— start of DATA LINES —
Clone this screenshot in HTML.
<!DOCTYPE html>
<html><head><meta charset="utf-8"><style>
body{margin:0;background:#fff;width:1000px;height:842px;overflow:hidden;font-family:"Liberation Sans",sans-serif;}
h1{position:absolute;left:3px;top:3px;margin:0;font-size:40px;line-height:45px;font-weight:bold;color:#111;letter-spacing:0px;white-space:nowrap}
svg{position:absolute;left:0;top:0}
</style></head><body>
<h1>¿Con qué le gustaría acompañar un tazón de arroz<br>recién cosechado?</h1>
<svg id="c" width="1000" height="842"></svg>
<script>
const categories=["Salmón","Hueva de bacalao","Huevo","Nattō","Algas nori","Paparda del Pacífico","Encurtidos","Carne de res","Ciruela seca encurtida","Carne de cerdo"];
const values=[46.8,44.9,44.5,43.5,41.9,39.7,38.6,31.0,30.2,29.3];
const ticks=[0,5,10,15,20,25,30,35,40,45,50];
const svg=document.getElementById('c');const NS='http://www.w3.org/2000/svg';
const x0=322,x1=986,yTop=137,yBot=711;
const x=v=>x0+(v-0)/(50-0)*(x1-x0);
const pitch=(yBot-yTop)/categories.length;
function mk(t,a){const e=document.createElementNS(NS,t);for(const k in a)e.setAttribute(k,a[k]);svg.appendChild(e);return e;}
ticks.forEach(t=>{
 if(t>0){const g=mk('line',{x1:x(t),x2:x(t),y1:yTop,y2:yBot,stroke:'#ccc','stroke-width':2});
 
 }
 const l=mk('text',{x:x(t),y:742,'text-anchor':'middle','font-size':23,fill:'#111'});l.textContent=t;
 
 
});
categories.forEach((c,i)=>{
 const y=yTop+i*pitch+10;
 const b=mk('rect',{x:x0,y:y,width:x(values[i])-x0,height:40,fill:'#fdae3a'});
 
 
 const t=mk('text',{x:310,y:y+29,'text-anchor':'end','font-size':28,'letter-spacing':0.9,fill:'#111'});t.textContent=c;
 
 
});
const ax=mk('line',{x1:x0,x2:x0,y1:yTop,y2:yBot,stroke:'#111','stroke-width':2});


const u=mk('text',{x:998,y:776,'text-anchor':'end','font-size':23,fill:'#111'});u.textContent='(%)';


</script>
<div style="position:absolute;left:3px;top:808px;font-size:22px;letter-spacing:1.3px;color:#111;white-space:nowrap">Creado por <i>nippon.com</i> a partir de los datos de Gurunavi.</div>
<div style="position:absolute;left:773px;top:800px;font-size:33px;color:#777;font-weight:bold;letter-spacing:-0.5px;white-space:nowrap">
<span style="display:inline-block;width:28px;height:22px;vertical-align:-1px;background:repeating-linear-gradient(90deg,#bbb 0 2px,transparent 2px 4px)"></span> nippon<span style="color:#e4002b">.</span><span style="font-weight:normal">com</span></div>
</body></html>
— end of DATA LINES —
— start of DATA LINES —
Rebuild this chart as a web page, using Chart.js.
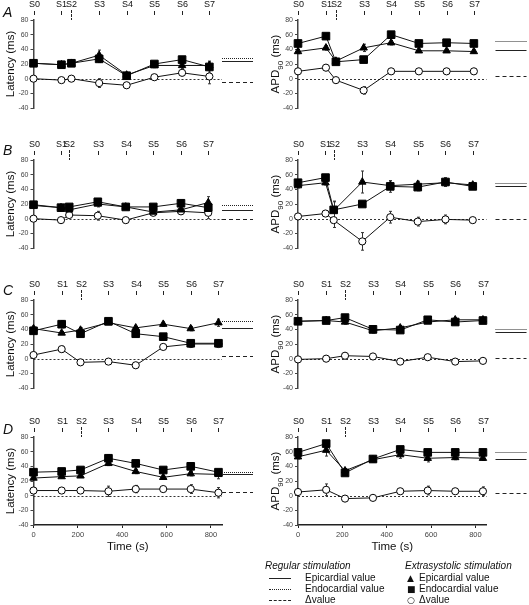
— end of DATA LINES —
— start of DATA LINES —
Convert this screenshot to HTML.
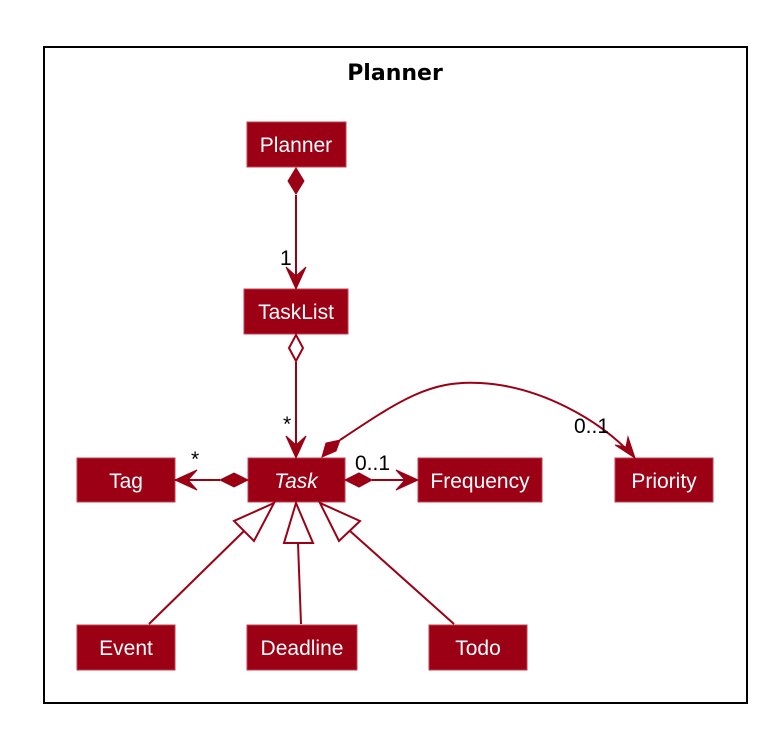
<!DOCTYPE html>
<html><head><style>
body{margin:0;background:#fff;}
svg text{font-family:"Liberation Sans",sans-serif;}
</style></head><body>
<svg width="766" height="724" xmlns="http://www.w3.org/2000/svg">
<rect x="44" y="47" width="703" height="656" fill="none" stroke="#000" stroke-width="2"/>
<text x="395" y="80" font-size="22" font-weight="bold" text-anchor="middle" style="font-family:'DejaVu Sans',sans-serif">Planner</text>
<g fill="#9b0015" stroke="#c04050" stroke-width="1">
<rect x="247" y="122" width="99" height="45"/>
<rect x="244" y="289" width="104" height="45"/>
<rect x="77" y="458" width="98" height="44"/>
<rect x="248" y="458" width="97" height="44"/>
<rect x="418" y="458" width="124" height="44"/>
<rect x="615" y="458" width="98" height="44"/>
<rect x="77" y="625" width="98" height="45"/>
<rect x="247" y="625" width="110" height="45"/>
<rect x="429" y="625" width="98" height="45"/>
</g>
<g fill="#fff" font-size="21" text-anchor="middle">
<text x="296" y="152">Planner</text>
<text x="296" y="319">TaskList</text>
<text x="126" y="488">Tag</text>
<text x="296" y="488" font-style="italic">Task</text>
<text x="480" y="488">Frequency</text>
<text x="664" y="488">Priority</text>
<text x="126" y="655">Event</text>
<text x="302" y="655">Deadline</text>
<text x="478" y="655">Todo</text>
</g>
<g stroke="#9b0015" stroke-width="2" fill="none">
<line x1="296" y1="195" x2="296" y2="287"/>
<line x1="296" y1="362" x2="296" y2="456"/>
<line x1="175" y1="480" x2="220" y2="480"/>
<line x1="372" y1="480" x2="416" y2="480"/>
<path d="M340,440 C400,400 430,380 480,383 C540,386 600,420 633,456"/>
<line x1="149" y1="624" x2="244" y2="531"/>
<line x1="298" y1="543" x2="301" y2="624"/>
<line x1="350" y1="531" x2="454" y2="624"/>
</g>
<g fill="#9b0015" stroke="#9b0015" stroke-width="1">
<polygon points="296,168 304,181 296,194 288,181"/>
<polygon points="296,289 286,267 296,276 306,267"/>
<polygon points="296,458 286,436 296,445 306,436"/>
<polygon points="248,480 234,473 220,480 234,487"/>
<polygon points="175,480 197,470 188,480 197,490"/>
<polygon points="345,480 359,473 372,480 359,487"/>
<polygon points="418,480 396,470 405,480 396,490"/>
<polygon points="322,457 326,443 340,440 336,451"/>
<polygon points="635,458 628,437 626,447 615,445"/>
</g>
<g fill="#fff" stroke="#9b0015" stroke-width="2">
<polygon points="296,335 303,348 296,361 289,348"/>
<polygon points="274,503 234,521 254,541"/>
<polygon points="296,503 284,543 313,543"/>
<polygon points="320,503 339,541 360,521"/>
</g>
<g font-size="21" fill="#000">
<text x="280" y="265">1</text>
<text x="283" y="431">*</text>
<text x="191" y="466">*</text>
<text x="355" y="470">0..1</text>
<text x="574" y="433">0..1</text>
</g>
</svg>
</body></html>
— end of DATA LINES —
REQUEST: Say how many lines in the records contain the string "this", and say nothing else.

RIGHT ANSWER: 3